The new director of the National Security Agency on Tuesday acknowledged that the agency uses facial-recognition tools but said the intent is primarily to identify terrorists and help prevent attacks — adding that such technologies are not broadly directed against Americans.

"We do not do this on some unilateral basis against U.S. citizens," said Adm. Michael S. Rogers, in some of his first public remarks since taking the helm of the embattled spy agency two months ago.

A year after the first leaks emerged about the scope of NSA surveillance programs, Rogers is seeking to reframe the public debate that has damaged the reputation and morale of the NSA, saying the public needs to understand not just what the organization does but also why it does it and under what limits.

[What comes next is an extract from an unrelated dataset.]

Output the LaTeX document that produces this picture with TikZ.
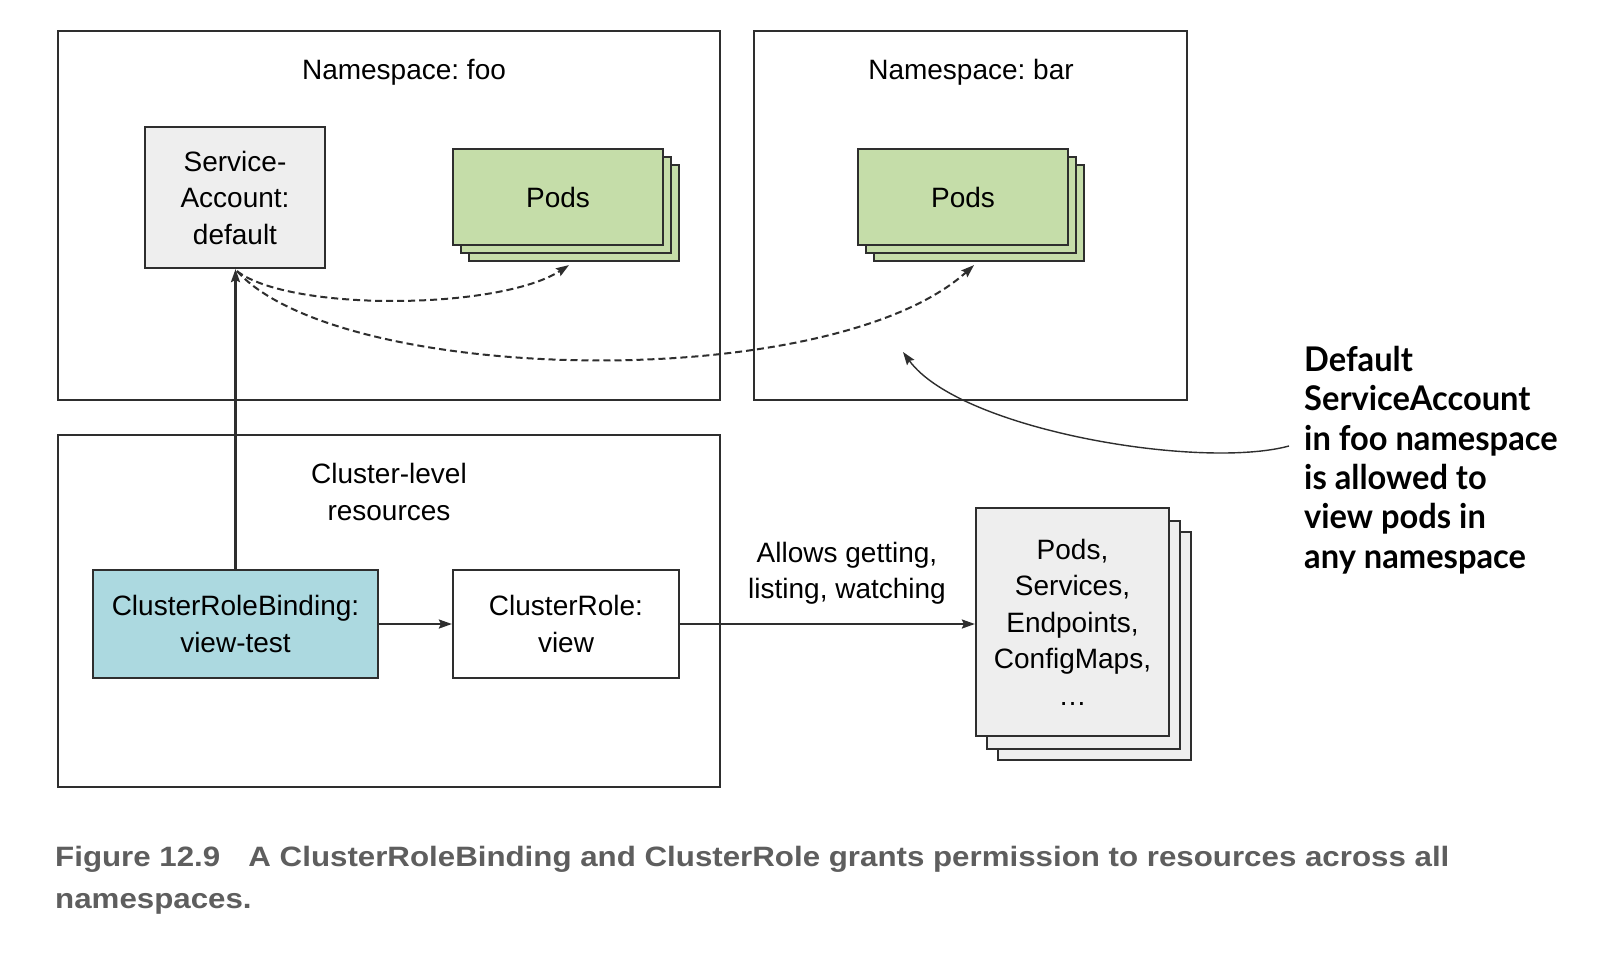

Here's what the admiral needs to understand: Many Americans do not count on the permanent good will of the minions of the domestic surveillance state. As President Obama's own Privacy and Civil Liberties Oversight Board warned in their January report on the domestic spying abuses implicated by the bulk collection of essentially every American's telephone records:

Beyond such individual privacy intrusions, permitting the government to routinely collect the calling records of the entire nation fundamentally shifts the balance of power between the state and its citizens (emphasis added). With its powers of compulsion and criminal prosecution, the government poses unique threats to privacy when it collects data on its own citizens. Government collection of personal information on such a massive scale also courts the ever-present danger of "mission creep." An even more compelling danger is that personal information collected by the government will be misused to harass, blackmail, or intimidate, or to single out for scrutiny particular individuals or groups (emphasis added). To be clear, the Board has seen no evidence suggesting that anything of the sort is occurring at the NSA and the agency's incidents of non-compliance with the rules approved by the FISC have generally involved unintentional misuse. Yet, while the danger of abuse may seem remote, given historical abuse of personal information by the government during the twentieth century, the risk is more than merely theoretical (emphasis added).

Perhaps government spies will always and everywhere be punctilious in their respect for the liberties guaranteed Americans under the Constitution, but it's better to make sure that they never have access to tools that might tempt them not to be.